Outro material usado para comprovar a autoria da bandeira seria o livro Res Avita — O Idealismo Farrapo e Tempo Idos e Vividos, de Alfredo Varela. A obra mostraria a imagem da bandeira de Zambeccari, inclusive assinada por ele.
— Tudo indica que a bandeira do italiano foi usada quando Bento Gonçalves invadiu Porto Alegre, no dia 20 de setembro de 1835, iniciando a Revolução Farroupilha. Porque a bandeira oficial foi decretada apenas um ano depois — observa.
Conforme o professor, em 1836, quando foi proclamada a República Rio-Grandense, "apenas foi mudada a ordem das cores, colocando o vermelho no meio.

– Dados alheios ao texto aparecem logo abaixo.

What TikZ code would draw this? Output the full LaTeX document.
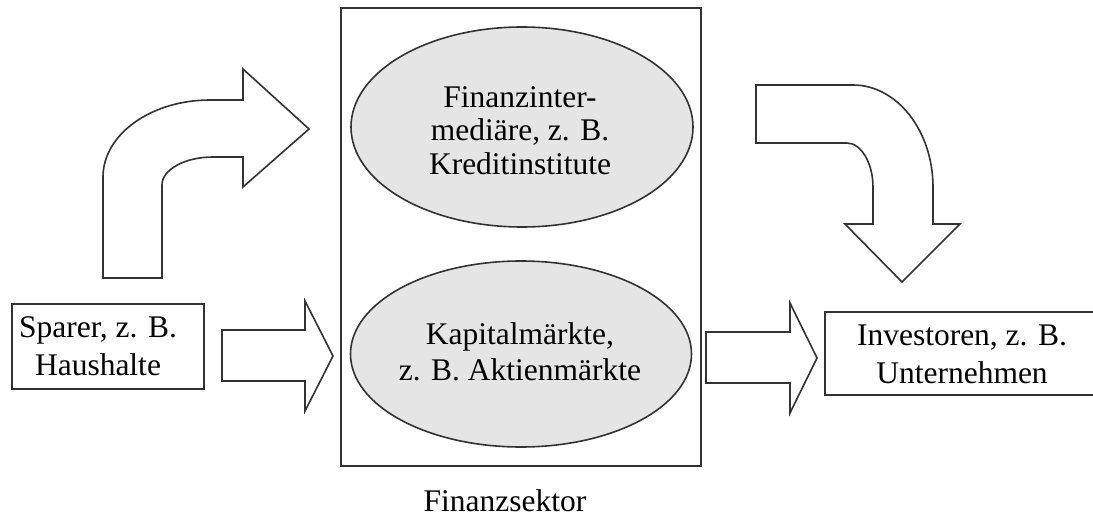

Na pintura, está a bandeira de Zambeccari", conclui.
Por sua vez, todos os brasões de armas republicanos foram idealizados na bandeira a partir do decreto de 1836.
Quem foi Tito Livio Zambeccari
O italiano Tito Livio Zambeccari nasceu em 1802 na cidade de Bolonha. Foi cientista, naturalista, maçom carbonário e foragido italiano. Em 1826, chegou em Montevidéu, no Uruguai, onde participou da luta dos uruguaios por sua independência.
Em 1829, foi para Buenos Aires, onde apoiou os portenhos unitaristas, que defendiam um governo liberal. A luta era contra Juan Manuel de Rosas, que, em 1828, havia se proclamado governador de Buenos Aires como chefe do Partido Federalista.
Em 1833, o italiano partiu de barco de Buenos Aires em direção a Porto Alegre. Foi preso na Batalha do Fanta, em Triunfo, em 1836, juntamente com o líderes farroupilhas Bento Gonçalves e Onofre Pires. Os prisioneiros foram conduzidos de barco até prisão no Rio de Janeiro. Dessa maneira, o italiano não participou do decreto que criou a bandeira da República Rio-Grandense em 12 de novembro de 1836.
Em 1839, o bolonhês foi anistiado pelo Império do Brasil com o compromisso de não voltar ao território brasileiro. No mesmo ano, regressou para a Europa. Fixou residência em Bolonha em 1841. Morreu no ano posterior.
Exposição
A exposição com as conclusões do grupo de estudo pode ser visitada gratuitamente de segunda à sexta-feira, das 8h30min às 18h, em uma sala do andar térreo da Escola de Comunicação, Artes e Design (Famecos), na PUCRS. Nos painéis é possível ver a reprodução da tela existente no museu de Bolonha.
Depois, haverá exibição do material nas cidades de Alegrete, Camaquã, São José do Norte e Piratini. De junho a setembro de 2025, a exposição será realizada em Bolonha, mas com todo conteúdo traduzido para o italiano.